Short task.
Every line of the data that contains the string "matplotlib" must be copied.

Dataset entries.
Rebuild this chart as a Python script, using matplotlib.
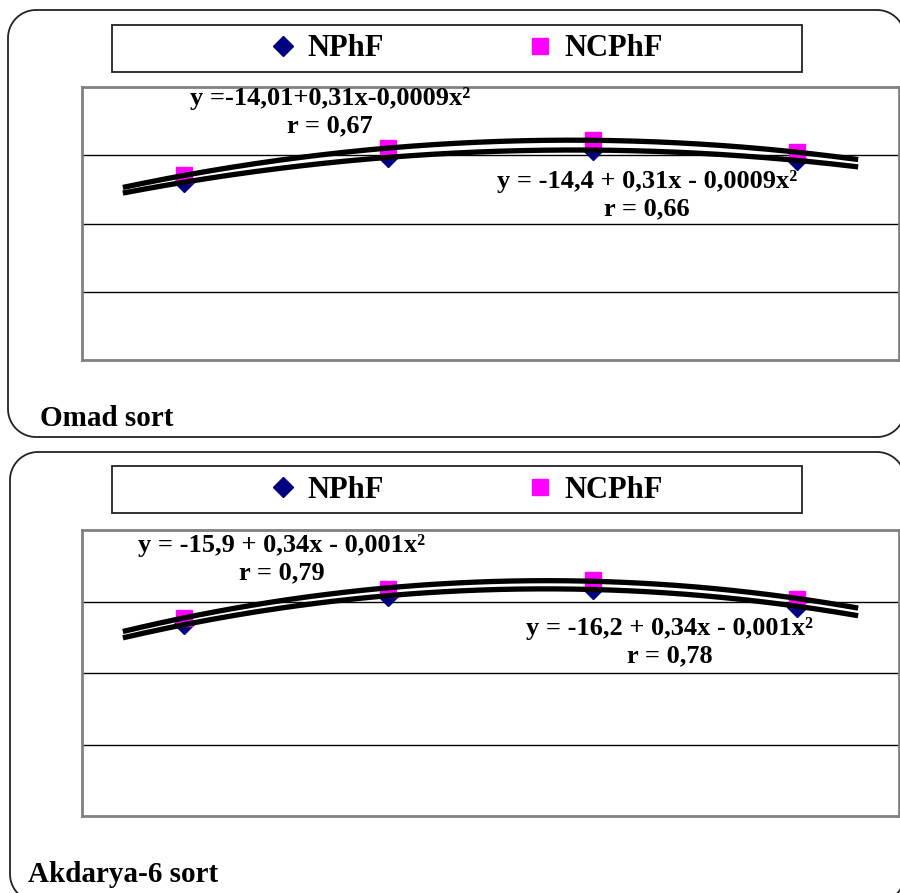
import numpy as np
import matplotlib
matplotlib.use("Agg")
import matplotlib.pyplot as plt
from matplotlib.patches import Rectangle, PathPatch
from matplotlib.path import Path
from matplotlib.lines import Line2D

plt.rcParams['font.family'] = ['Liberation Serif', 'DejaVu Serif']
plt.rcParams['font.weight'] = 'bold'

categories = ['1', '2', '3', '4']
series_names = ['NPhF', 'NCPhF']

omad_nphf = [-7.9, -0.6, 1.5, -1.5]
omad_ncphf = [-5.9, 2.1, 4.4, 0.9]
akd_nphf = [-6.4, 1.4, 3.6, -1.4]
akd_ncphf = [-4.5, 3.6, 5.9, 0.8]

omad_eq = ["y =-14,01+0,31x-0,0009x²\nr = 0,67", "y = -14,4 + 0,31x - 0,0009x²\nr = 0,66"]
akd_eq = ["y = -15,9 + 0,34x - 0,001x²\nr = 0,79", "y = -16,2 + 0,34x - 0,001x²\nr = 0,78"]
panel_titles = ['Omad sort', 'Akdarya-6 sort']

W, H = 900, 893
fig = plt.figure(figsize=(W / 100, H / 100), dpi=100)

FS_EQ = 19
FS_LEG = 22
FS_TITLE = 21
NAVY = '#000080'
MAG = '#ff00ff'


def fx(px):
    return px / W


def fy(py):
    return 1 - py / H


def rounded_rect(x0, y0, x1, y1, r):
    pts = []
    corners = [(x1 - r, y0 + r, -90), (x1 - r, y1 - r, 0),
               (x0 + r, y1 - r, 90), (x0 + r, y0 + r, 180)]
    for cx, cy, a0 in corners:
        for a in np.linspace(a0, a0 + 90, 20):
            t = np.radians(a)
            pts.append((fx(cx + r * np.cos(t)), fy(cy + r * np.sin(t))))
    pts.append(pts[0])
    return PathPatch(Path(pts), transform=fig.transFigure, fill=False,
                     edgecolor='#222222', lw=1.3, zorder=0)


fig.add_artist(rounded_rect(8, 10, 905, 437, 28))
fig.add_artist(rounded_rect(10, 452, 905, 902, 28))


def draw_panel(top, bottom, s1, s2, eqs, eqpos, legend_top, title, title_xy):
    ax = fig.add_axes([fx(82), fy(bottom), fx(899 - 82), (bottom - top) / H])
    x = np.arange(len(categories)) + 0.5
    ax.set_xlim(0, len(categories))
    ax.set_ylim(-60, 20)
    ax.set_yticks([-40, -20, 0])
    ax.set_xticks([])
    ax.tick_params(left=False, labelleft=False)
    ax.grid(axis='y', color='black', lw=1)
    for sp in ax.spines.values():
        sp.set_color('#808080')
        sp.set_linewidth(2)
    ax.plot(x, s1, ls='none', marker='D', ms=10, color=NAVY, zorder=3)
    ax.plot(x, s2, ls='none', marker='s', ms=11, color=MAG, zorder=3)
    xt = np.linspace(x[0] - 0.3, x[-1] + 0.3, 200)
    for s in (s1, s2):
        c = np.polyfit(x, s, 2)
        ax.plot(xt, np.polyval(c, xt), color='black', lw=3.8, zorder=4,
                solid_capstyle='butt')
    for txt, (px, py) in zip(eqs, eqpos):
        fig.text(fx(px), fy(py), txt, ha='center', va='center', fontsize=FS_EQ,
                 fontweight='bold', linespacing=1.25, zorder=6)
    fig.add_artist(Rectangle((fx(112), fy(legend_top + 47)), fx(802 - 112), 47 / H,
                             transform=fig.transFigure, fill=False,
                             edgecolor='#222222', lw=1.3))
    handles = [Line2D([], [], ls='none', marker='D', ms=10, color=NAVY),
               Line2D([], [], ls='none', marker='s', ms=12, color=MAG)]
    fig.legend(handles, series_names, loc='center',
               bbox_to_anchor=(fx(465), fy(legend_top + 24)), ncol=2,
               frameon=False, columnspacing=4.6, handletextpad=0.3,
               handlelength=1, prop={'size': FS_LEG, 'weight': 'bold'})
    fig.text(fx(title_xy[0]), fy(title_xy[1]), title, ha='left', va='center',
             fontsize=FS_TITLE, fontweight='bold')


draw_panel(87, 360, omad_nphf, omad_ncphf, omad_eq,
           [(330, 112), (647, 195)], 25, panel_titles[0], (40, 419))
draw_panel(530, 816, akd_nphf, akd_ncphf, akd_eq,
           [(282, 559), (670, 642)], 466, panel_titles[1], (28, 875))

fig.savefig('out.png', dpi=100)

* * *

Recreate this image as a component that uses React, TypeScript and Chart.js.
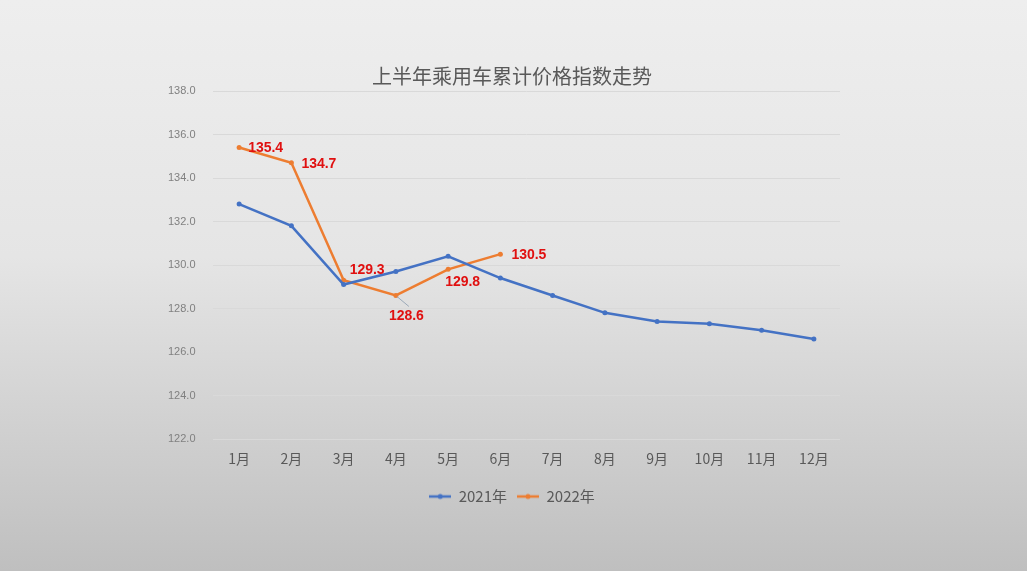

Solved exercise.
Rebuild this chart as a Python script, using matplotlib.
import matplotlib
matplotlib.use("Agg")
import matplotlib.pyplot as plt
from matplotlib.patches import Rectangle, PathPatch
from matplotlib.path import Path
from matplotlib.lines import Line2D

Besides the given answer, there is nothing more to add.